Dangote Petroleum Refinery has filed a fresh lawsuit against the Federal Government over fuel import licences issued to petroleum marketers, escalating tensions in Nigeria’s downstream oil sector as domestic refining capacity expands.
The suit, filed at the Federal High Court in Lagos, seeks to overturn import permits issued or renewed by the Nigerian Midstream and Downstream Petroleum Regulatory Authority, NMDPRA, for the importation of Premium Motor Spirit, also known as petrol. Court documents cited by Reuters show that the refinery is challenging licences granted to marketers and the Nigerian National Petroleum Company Limited, arguing that the approvals breach an earlier order to maintain the status quo.
The latest case follows the issuance of fresh import licences to major petroleum marketers despite an earlier regulatory pause on new petrol import permits. Industry reports said the approvals covered between 600,000 and 720,000 metric tonnes of petrol and involved companies including NIPCO, AA Rano, Matrix Energy, Shafa Energy, Pinnacle Oil and Gas, and Bono Energy.
Dangote Refinery argues that continued fuel importation violates the Petroleum Industry Act, which permits imports only when local production is insufficient.

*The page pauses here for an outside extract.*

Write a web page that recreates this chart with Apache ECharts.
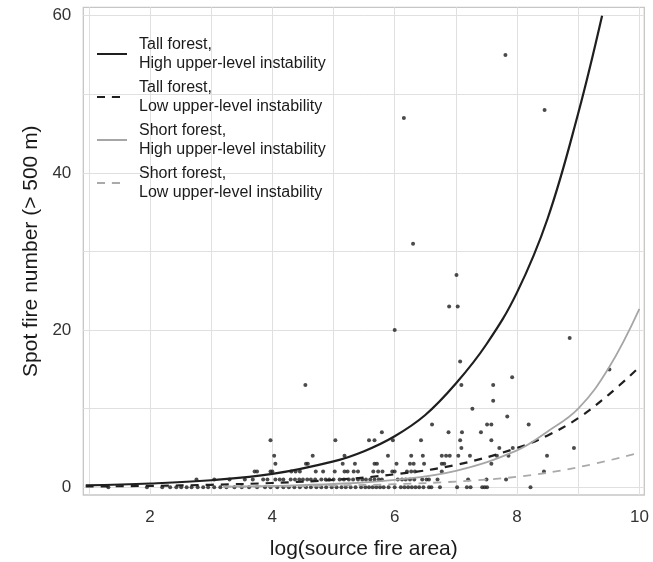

The company maintains that new import approvals undermine domestic refining, discourage investment and risk returning Nigeria to dependence on foreign fuel supplies.
The dispute comes after official data showed a sharp reduction in petrol imports earlier this year. Reuters reported in March that NMDPRA issued no petrol import licences in February, while domestic supply from local refineries rose, signalling a policy shift toward prioritising local output.
NMDPRA data also indicated that Dangote Refinery had become the dominant petrol supplier, with reports saying it supplied more than 90 percent of Nigeria’s daily petrol consumption. The refinery had earlier said it was ready to deliver 1.5 billion litres of petrol monthly, with output expected to rise further in 2026.
The import licence dispute has divided stakeholders. Supporters of the licences argue that imports preserve competition, prevent supply shortages and protect consumers from monopoly pricing. Critics say unrestricted importation could weaken local refineries, drain foreign exchange and undermine Nigeria’s energy-security goals.
Aliko Dangote has repeatedly accused entrenched fuel import interests of trying to frustrate the refinery. In a recent interview, he said Nigeria had spent decades exporting crude and importing refined products, while subsidy-era traders, shippers and importers profited from a system that produced long fuel queues despite the country’s oil wealth.
The case has been adjourned to June 25 for preliminary issues, according to local reports. Its outcome could shape the future of fuel importation, domestic refining policy and competition in Nigeria’s deregulated petroleum market.